After our interview, Marie invited me to come back stage at the Stone Soul Picnic and say "hello" in person. I told her I would bring her a gift, since her music meant so much to me.
“No, honey, just bring yourself,” she said.
Although members of the media have dubbed her the Ivory Queen of Soul. I do not like that title, 'cause I believe that soul transcends the boundaries of race and ethnicity.
When I saw Marie perform live for the first time at Pioneer Amphitheater, I discovered that she was also a girl who rocked, playing the guitar on many of her tracks including “I Need Your Lovin” and “Behind the Groove” and stepping out in the audience (with security in tow) to serenade them with her elegant cover of “If I Were a Bell.” Her beloved Alia Rose always stood in the wings watching her perform and almost serving as he mother’s protector and guardian.
During our interview, Marie, a regular on the Stone Soul Picnic circuit, reflected on her experience performing in the Bay Area as well as her musical ministry.
"The Bay Area, to me, is the same as Philly,” said Marie. “It's just exciting to see smiling faces.
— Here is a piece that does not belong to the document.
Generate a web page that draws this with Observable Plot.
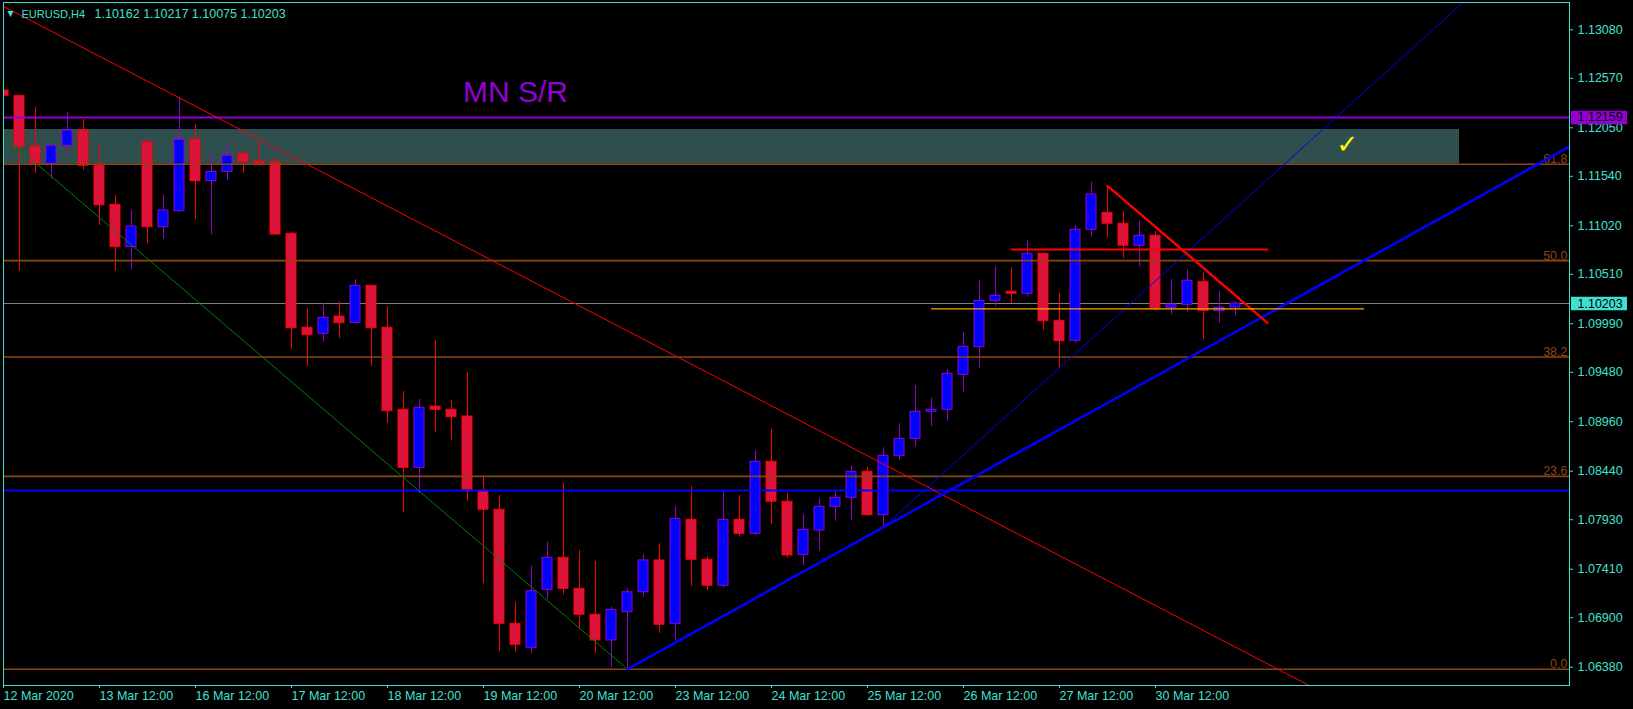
<!DOCTYPE html>
<html>
<head>
<meta charset="utf-8">
<script src="https://cdn.jsdelivr.net/npm/d3@7"></script>
<script src="https://cdn.jsdelivr.net/npm/@observablehq/plot@0.6"></script>
<style>
  html, body { margin: 0; padding: 0; background: #000; }
  #chart svg { display: block; }
</style>
</head>
<body>
<div id="chart"></div>
<script>
// ---- EURUSD H4 candles (bar 0 = 12 Mar 2020 12:00, step 4h) ----
const opens = [
  1.12442, 1.12386, 1.11853, 1.11672, 1.11861, 1.12022, 1.11651, 1.11240, 1.10795, 1.11895,
  1.11005, 1.11173, 1.11924, 1.11489, 1.11587, 1.11777, 1.11693, 1.11685, 1.10936, 1.09948,
  1.09885, 1.10066, 1.10000, 1.10389, 1.09948, 1.09086, 1.08476, 1.09120, 1.09086, 1.09015,
  1.08230, 1.08035, 1.06836, 1.06584, 1.07194, 1.07530, 1.07204, 1.06931, 1.06661, 1.06958,
  1.07168, 1.07502, 1.06836, 1.07929, 1.07509, 1.07236, 1.07929, 1.07782, 1.08539, 1.08119,
  1.07562, 1.07817, 1.08066, 1.08161, 1.08434, 1.07978, 1.08602, 1.08781, 1.09065, 1.09086,
  1.09454, 1.09744, 1.10231, 1.10326, 1.10305, 1.10725, 1.10021, 1.09811, 1.10978, 1.11156,
  1.11041, 1.10810, 1.10915, 1.10158, 1.10189, 1.10431, 1.10126, 1.10162
];
const highs = [
  1.13010, 1.12386, 1.12266, 1.11861, 1.12211, 1.12137, 1.11864, 1.11338, 1.11181, 1.11941,
  1.11338, 1.12372, 1.12085, 1.11783, 1.11864, 1.11793, 1.11895, 1.11748, 1.10953, 1.10147,
  1.10200, 1.10224, 1.10455, 1.10389, 1.10172, 1.09278, 1.09194, 1.09814, 1.09183, 1.09478,
  1.08377, 1.08185, 1.07063, 1.07439, 1.07691, 1.08314, 1.07607, 1.07491, 1.07011, 1.07204,
  1.07565, 1.07677, 1.08069, 1.08279, 1.07544, 1.08227, 1.08185, 1.08658, 1.08879, 1.08203,
  1.07985, 1.08153, 1.08230, 1.08493, 1.08482, 1.08686, 1.08939, 1.09341, 1.09204, 1.09506,
  1.09898, 1.10445, 1.10592, 1.10581, 1.10865, 1.10742, 1.10305, 1.11023, 1.11475, 1.11440,
  1.11170, 1.11065, 1.10960, 1.10455, 1.10560, 1.10526, 1.10329, 1.10217
];
const lows = [
  1.11969, 1.10543, 1.11573, 1.11514, 1.11759, 1.11601, 1.11023, 1.10543, 1.10560, 1.10831,
  1.10876, 1.11163, 1.11086, 1.10928, 1.11496, 1.11573, 1.11643, 1.10918, 1.09720, 1.09541,
  1.09796, 1.09838, 1.09990, 1.09541, 1.08945, 1.08009, 1.08203, 1.08850, 1.08763, 1.08125,
  1.07257, 1.06548, 1.06538, 1.06521, 1.07089, 1.07141, 1.06773, 1.06527, 1.06377, 1.06359,
  1.07116, 1.06737, 1.06653, 1.07231, 1.07179, 1.07215, 1.07747, 1.07764, 1.07880, 1.07526,
  1.07449, 1.07599, 1.07915, 1.07922, 1.07964, 1.07852, 1.08553, 1.08693, 1.08913, 1.08966,
  1.09271, 1.09523, 1.10175, 1.10200, 1.10269, 1.09919, 1.09527, 1.09786, 1.10900, 1.10889,
  1.10679, 1.10592, 1.10122, 1.10087, 1.10112, 1.09825, 1.09996, 1.10075
];
const closes = [
  1.12386, 1.11846, 1.11672, 1.11861, 1.12022, 1.11651, 1.11236, 1.10795, 1.11012, 1.11005,
  1.11181, 1.11924, 1.11489, 1.11587, 1.11756, 1.11693, 1.11672, 1.10928, 1.09943, 1.09870,
  1.10053, 1.09996, 1.10389, 1.09943, 1.09071, 1.08476, 1.09107, 1.09086, 1.09008, 1.08245,
  1.08035, 1.06836, 1.06616, 1.07179, 1.07530, 1.07204, 1.06931, 1.06661, 1.06983, 1.07168,
  1.07502, 1.06826, 1.07940, 1.07509, 1.07236, 1.07929, 1.07782, 1.08539, 1.08119, 1.07554,
  1.07824, 1.08066, 1.08161, 1.08434, 1.07978, 1.08602, 1.08781, 1.09065, 1.09086, 1.09464,
  1.09748, 1.10231, 1.10284, 1.10305, 1.10725, 1.10017, 1.09807, 1.10978, 1.11349, 1.11041,
  1.10810, 1.10915, 1.10150, 1.10192, 1.10442, 1.10126, 1.10158, 1.10203
];

// ---- axes ----
const xTickBars = [0, 6, 12, 18, 24, 30, 36, 42, 48, 54, 60, 66, 72];
const xTickLabels = ["12 Mar 2020", "13 Mar 12:00", "16 Mar 12:00", "17 Mar 12:00", "18 Mar 12:00",
  "19 Mar 12:00", "20 Mar 12:00", "23 Mar 12:00", "24 Mar 12:00", "25 Mar 12:00",
  "26 Mar 12:00", "27 Mar 12:00", "30 Mar 12:00"];
const yTicks = [1.06380, 1.06900, 1.07410, 1.07930, 1.08440, 1.08960, 1.09480,
  1.09990, 1.10510, 1.11020, 1.11540, 1.12050, 1.12570, 1.13080];

// ---- levels & drawings ----
const fibLabels = ["0.0", "23.6", "38.2", "50.0", "61.8"];
const fibPrices = [1.06359, 1.08386, 1.09640, 1.10654, 1.11667];
const srZone = {fromBar: -1, toBar: 91, low: 1.11667, high: 1.12032};
const mnLevel = [1.12159];
const blueLevel = [1.08237];
const redFallLine = [[0, 1.13326], [82, 1.06153]];
const greenFallLine = [[0, 1.11969], [39, 1.06359]];
const thickRiseAnchors = [[39, 1.06359], [55, 1.07852]];
const thinRiseAnchors = [[55, 1.07852], [66, 1.09527]];
const redShortLine = [[69, 1.11440], [79, 1.09999]];
const redShortLevel = [[63, 1.10771], [79, 1.10771]];
const orangeShortLevel = [[58, 1.10147], [85, 1.10147]];
const notes = [{label: "MN S/R", bar: 32, price: 1.12420}, {label: "✓", bar: 84, price: 1.11869}];
const symbolName = "EURUSD,H4";

// ---- derived ----
const bars = opens.map((o, i) => ({i, open: o, high: highs[i], low: lows[i], close: closes[i]}));
const bull = d => d.close >= d.open;
const last = bars[bars.length - 1];
const ray = ([a, b], xEnd) => [a, [xEnd, a[1] + (b[1] - a[1]) / (b[0] - a[0]) * (xEnd - a[0])]];
const xLabelMap = new Map(xTickBars.map((b, k) => [b, xTickLabels[k]]));

const AX = "#40E0D0", FIB = "#8B4513", PURPLE = "#9400D3";
const BULL_FILL = "#0000FF", BULL_EDGE = "#9400D3", BEAR_FILL = "#DC143C", BEAR_EDGE = "#FF0000";
const FONT = "'Liberation Sans', Arial, sans-serif";
const xLo = 0, xHi = 97.875;           // visible bar range
const yLo = 1.061876, yHi = 1.13367;    // visible price range
const tags = [
  {price: mnLevel[0], bg: PURPLE},
  {price: last.close, bg: AX}
];
const P = d => d[0], Q = d => d[1];

const chart = Plot.plot({
  width: 1633,
  height: 709,
  marginLeft: 3,
  marginRight: 64,
  marginTop: 2,
  marginBottom: 24,
  style: {background: "#000", color: AX, fontFamily: FONT, fontSize: "12.5px"},
  x: {type: "linear", domain: [xLo, xHi]},
  y: {type: "linear", domain: [yLo, yHi]},
  color: {type: "identity"},
  marks: [
    // S/R zone
    Plot.rect([srZone], {x1: "fromBar", x2: "toBar", y1: "low", y2: "high", fill: "#2F4F4F", clip: true}),
    // bid line
    Plot.ruleY([last.close], {stroke: "#808080", strokeWidth: 1}),
    // candles
    Plot.ruleX(bars, {x: "i", y1: "low", y2: "high", stroke: d => bull(d) ? BULL_EDGE : BEAR_EDGE, strokeWidth: 1, clip: true}),
    Plot.rect(bars, {
      x1: d => d.i - 0.3125, x2: d => d.i + 0.3125, y1: "open", y2: "close",
      fill: d => bull(d) ? BULL_FILL : BEAR_FILL,
      stroke: d => bull(d) ? BULL_EDGE : BEAR_EDGE, strokeWidth: 1, inset: 0, clip: true
    }),
    // horizontal levels
    Plot.ruleY(fibPrices, {stroke: FIB, strokeWidth: 1.6}),
    Plot.text(fibPrices, {y: d => d, text: (d, i) => fibLabels[i], frameAnchor: "right", textAnchor: "end",
      lineAnchor: "bottom", dx: -2, dy: -1, fill: FIB, fontSize: 12.5}),
    Plot.ruleY(mnLevel, {stroke: PURPLE, strokeWidth: 2}),
    Plot.ruleY(blueLevel, {stroke: "#0000FF", strokeWidth: 2}),
    // trend lines
    Plot.line(redFallLine, {x: P, y: Q, stroke: "#FF0000", strokeWidth: 1, clip: true}),
    Plot.line(greenFallLine, {x: P, y: Q, stroke: "#008000", strokeWidth: 1, clip: true}),
    Plot.line(ray(thinRiseAnchors, 100), {x: P, y: Q, stroke: "#0000FF", strokeWidth: 1, clip: true}),
    Plot.line(ray(thickRiseAnchors, 100), {x: P, y: Q, stroke: "#0000FF", strokeWidth: 2.6, clip: true}),
    Plot.line(redShortLine, {x: P, y: Q, stroke: "#FF0000", strokeWidth: 2.4, clip: true}),
    Plot.line(redShortLevel, {x: P, y: Q, stroke: "#FF0000", strokeWidth: 2, clip: true}),
    Plot.line(orangeShortLevel, {x: P, y: Q, stroke: "#FFA500", strokeWidth: 1.2, clip: true}),
    // annotations
    Plot.text([notes[0]], {x: "bar", y: "price", text: "label", fill: PURPLE, fontSize: 30, textAnchor: "middle",
      fontFamily: FONT}),
    Plot.text([notes[1]], {x: "bar", y: "price", text: "label", fill: "#FFFF00", fontSize: 26, textAnchor: "middle",
      fontFamily: "'DejaVu Sans', sans-serif"}),
    // header
    Plot.text(["▾"], {frameAnchor: "top-left", text: d => d, dx: 7, dy: 14, fontSize: 12, fill: AX,
      lineAnchor: "bottom", textAnchor: "middle", fontFamily: "'DejaVu Sans', sans-serif"}),
    Plot.text([symbolName], {frameAnchor: "top-left", text: d => d, dx: 18, dy: 15, fill: AX, fontSize: 11,
      lineAnchor: "bottom", textAnchor: "start"}),
    Plot.text([[last.open, last.high, last.low, last.close].map(v => v.toFixed(5)).join(" ")],
      {frameAnchor: "top-left", text: d => d, dx: 91, dy: 15, fill: AX, fontSize: 12.5, lineAnchor: "bottom", textAnchor: "start"}),
    // frame & axes
    Plot.frame({stroke: AX, strokeWidth: 1}),
    Plot.axisY(yTicks, {anchor: "right", tickSize: 3, tickPadding: 5, tickFormat: d3.format(".5f"),
      stroke: AX, fill: AX, fontSize: 12.5}),
    Plot.axisX(xTickBars, {anchor: "bottom", tickSize: 3, tickPadding: 3, tickFormat: d => xLabelMap.get(d),
      textAnchor: "start", stroke: AX, fill: AX, fontSize: 12.5}),
    // price tags on the right scale
    Plot.ruleY(tags, {y: "price", x1: xHi + 2 / 16, x2: xHi + 58 / 16, stroke: "bg", strokeWidth: 13.5}),
    Plot.text(tags, {y: "price", x: xHi + 0.5, text: d => d.price.toFixed(5), fill: "#000", textAnchor: "start", fontSize: 12.5})
  ]
});
document.getElementById("chart").appendChild(chart);
</script>
</body>
</html>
You hear certain music and it reminds you of certain times. I think that God put me on Earth to bring a lot of people together through music and to let them know that you don't have to be a certain color to sing a certain way. You can be a black woman and sing opera like Marion Anderson. It's just really about feeling and spirit and soul. I've been able to project mine and make people happy. That was my destiny, I believe."